Stored data:
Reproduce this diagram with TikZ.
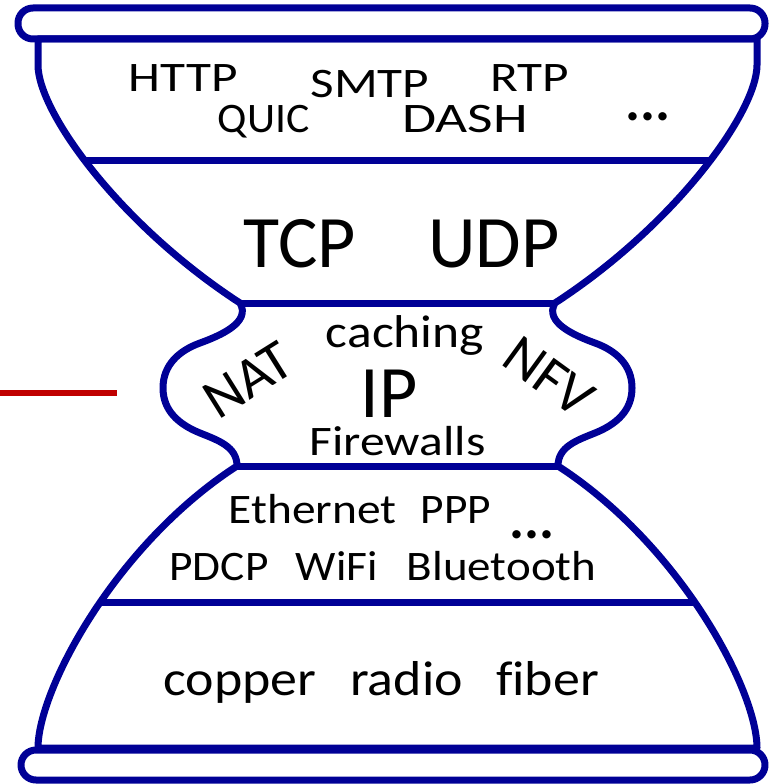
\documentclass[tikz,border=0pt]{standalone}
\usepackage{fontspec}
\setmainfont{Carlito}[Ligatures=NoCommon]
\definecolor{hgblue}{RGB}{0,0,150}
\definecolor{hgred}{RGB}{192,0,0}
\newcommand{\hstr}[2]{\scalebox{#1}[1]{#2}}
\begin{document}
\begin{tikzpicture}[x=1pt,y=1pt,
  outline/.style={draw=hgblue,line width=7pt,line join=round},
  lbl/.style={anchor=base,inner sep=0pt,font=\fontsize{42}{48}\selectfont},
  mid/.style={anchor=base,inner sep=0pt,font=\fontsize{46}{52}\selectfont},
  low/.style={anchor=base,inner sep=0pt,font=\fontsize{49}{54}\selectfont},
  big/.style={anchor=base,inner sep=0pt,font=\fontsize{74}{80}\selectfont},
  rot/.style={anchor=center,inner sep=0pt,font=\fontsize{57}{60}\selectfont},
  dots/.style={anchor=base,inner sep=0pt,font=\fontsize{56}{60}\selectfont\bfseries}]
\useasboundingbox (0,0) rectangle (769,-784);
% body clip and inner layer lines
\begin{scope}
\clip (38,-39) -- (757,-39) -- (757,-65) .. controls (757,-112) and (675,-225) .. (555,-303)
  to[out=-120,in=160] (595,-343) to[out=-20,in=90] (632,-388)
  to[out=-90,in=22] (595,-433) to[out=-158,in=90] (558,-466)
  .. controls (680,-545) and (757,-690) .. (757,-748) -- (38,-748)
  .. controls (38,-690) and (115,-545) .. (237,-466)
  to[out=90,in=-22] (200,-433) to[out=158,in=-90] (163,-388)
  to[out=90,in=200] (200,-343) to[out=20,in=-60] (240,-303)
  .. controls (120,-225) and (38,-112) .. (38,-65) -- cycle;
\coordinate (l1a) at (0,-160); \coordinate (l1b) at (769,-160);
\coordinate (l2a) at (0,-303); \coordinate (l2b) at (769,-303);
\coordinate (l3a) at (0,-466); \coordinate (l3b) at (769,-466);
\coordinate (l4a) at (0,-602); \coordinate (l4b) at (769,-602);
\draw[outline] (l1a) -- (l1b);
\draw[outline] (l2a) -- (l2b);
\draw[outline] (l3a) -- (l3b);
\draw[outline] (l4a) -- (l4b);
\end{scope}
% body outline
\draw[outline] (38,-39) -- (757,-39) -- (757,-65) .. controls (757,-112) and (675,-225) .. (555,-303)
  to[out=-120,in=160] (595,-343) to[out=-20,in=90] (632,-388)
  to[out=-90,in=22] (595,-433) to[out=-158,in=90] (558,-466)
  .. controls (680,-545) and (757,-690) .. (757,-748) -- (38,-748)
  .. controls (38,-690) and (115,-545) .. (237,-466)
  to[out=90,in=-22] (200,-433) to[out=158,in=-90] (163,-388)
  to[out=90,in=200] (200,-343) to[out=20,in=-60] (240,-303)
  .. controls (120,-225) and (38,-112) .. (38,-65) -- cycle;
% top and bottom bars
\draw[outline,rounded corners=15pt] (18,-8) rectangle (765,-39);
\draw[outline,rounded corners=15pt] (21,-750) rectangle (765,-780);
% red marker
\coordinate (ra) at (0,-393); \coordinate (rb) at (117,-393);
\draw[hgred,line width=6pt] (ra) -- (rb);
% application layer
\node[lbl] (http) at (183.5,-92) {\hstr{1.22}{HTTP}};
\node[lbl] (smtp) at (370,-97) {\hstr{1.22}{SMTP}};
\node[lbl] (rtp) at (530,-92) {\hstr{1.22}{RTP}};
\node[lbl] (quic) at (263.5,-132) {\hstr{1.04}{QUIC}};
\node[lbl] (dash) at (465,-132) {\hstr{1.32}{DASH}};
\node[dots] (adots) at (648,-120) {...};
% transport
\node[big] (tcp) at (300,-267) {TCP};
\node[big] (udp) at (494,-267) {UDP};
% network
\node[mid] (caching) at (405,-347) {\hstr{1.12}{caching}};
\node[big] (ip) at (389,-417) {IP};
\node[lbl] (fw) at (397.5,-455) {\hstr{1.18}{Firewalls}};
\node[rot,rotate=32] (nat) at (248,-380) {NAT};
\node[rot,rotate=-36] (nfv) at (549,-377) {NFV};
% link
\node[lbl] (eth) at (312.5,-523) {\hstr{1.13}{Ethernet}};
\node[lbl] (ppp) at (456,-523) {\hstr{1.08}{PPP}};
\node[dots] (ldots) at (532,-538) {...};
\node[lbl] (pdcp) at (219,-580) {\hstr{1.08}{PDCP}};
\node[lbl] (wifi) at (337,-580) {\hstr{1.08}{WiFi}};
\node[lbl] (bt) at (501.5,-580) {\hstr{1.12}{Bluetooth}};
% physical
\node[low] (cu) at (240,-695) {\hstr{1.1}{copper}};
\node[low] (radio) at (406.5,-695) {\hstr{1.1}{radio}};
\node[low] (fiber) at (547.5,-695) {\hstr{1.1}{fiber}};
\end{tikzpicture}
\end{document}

Written instruction:
Print the complete listing exactly as it stands, without its pictures.

Final answer:
Reproduce this diagram with TikZ.
\documentclass[tikz,border=0pt]{standalone}
\usepackage{fontspec}
\setmainfont{Carlito}[Ligatures=NoCommon]
\definecolor{hgblue}{RGB}{0,0,150}
\definecolor{hgred}{RGB}{192,0,0}
\newcommand{\hstr}[2]{\scalebox{#1}[1]{#2}}
\begin{document}
\begin{tikzpicture}[x=1pt,y=1pt,
  outline/.style={draw=hgblue,line width=7pt,line join=round},
  lbl/.style={anchor=base,inner sep=0pt,font=\fontsize{42}{48}\selectfont},
  mid/.style={anchor=base,inner sep=0pt,font=\fontsize{46}{52}\selectfont},
  low/.style={anchor=base,inner sep=0pt,font=\fontsize{49}{54}\selectfont},
  big/.style={anchor=base,inner sep=0pt,font=\fontsize{74}{80}\selectfont},
  rot/.style={anchor=center,inner sep=0pt,font=\fontsize{57}{60}\selectfont},
  dots/.style={anchor=base,inner sep=0pt,font=\fontsize{56}{60}\selectfont\bfseries}]
\useasboundingbox (0,0) rectangle (769,-784);
% body clip and inner layer lines
\begin{scope}
\clip (38,-39) -- (757,-39) -- (757,-65) .. controls (757,-112) and (675,-225) .. (555,-303)
  to[out=-120,in=160] (595,-343) to[out=-20,in=90] (632,-388)
  to[out=-90,in=22] (595,-433) to[out=-158,in=90] (558,-466)
  .. controls (680,-545) and (757,-690) .. (757,-748) -- (38,-748)
  .. controls (38,-690) and (115,-545) .. (237,-466)
  to[out=90,in=-22] (200,-433) to[out=158,in=-90] (163,-388)
  to[out=90,in=200] (200,-343) to[out=20,in=-60] (240,-303)
  .. controls (120,-225) and (38,-112) .. (38,-65) -- cycle;
\coordinate (l1a) at (0,-160); \coordinate (l1b) at (769,-160);
\coordinate (l2a) at (0,-303); \coordinate (l2b) at (769,-303);
\coordinate (l3a) at (0,-466); \coordinate (l3b) at (769,-466);
\coordinate (l4a) at (0,-602); \coordinate (l4b) at (769,-602);
\draw[outline] (l1a) -- (l1b);
\draw[outline] (l2a) -- (l2b);
\draw[outline] (l3a) -- (l3b);
\draw[outline] (l4a) -- (l4b);
\end{scope}
% body outline
\draw[outline] (38,-39) -- (757,-39) -- (757,-65) .. controls (757,-112) and (675,-225) .. (555,-303)
  to[out=-120,in=160] (595,-343) to[out=-20,in=90] (632,-388)
  to[out=-90,in=22] (595,-433) to[out=-158,in=90] (558,-466)
  .. controls (680,-545) and (757,-690) .. (757,-748) -- (38,-748)
  .. controls (38,-690) and (115,-545) .. (237,-466)
  to[out=90,in=-22] (200,-433) to[out=158,in=-90] (163,-388)
  to[out=90,in=200] (200,-343) to[out=20,in=-60] (240,-303)
  .. controls (120,-225) and (38,-112) .. (38,-65) -- cycle;
% top and bottom bars
\draw[outline,rounded corners=15pt] (18,-8) rectangle (765,-39);
\draw[outline,rounded corners=15pt] (21,-750) rectangle (765,-780);
% red marker
\coordinate (ra) at (0,-393); \coordinate (rb) at (117,-393);
\draw[hgred,line width=6pt] (ra) -- (rb);
% application layer
\node[lbl] (http) at (183.5,-92) {\hstr{1.22}{HTTP}};
\node[lbl] (smtp) at (370,-97) {\hstr{1.22}{SMTP}};
\node[lbl] (rtp) at (530,-92) {\hstr{1.22}{RTP}};
\node[lbl] (quic) at (263.5,-132) {\hstr{1.04}{QUIC}};
\node[lbl] (dash) at (465,-132) {\hstr{1.32}{DASH}};
\node[dots] (adots) at (648,-120) {...};
% transport
\node[big] (tcp) at (300,-267) {TCP};
\node[big] (udp) at (494,-267) {UDP};
% network
\node[mid] (caching) at (405,-347) {\hstr{1.12}{caching}};
\node[big] (ip) at (389,-417) {IP};
\node[lbl] (fw) at (397.5,-455) {\hstr{1.18}{Firewalls}};
\node[rot,rotate=32] (nat) at (248,-380) {NAT};
\node[rot,rotate=-36] (nfv) at (549,-377) {NFV};
% link
\node[lbl] (eth) at (312.5,-523) {\hstr{1.13}{Ethernet}};
\node[lbl] (ppp) at (456,-523) {\hstr{1.08}{PPP}};
\node[dots] (ldots) at (532,-538) {...};
\node[lbl] (pdcp) at (219,-580) {\hstr{1.08}{PDCP}};
\node[lbl] (wifi) at (337,-580) {\hstr{1.08}{WiFi}};
\node[lbl] (bt) at (501.5,-580) {\hstr{1.12}{Bluetooth}};
% physical
\node[low] (cu) at (240,-695) {\hstr{1.1}{copper}};
\node[low] (radio) at (406.5,-695) {\hstr{1.1}{radio}};
\node[low] (fiber) at (547.5,-695) {\hstr{1.1}{fiber}};
\end{tikzpicture}
\end{document}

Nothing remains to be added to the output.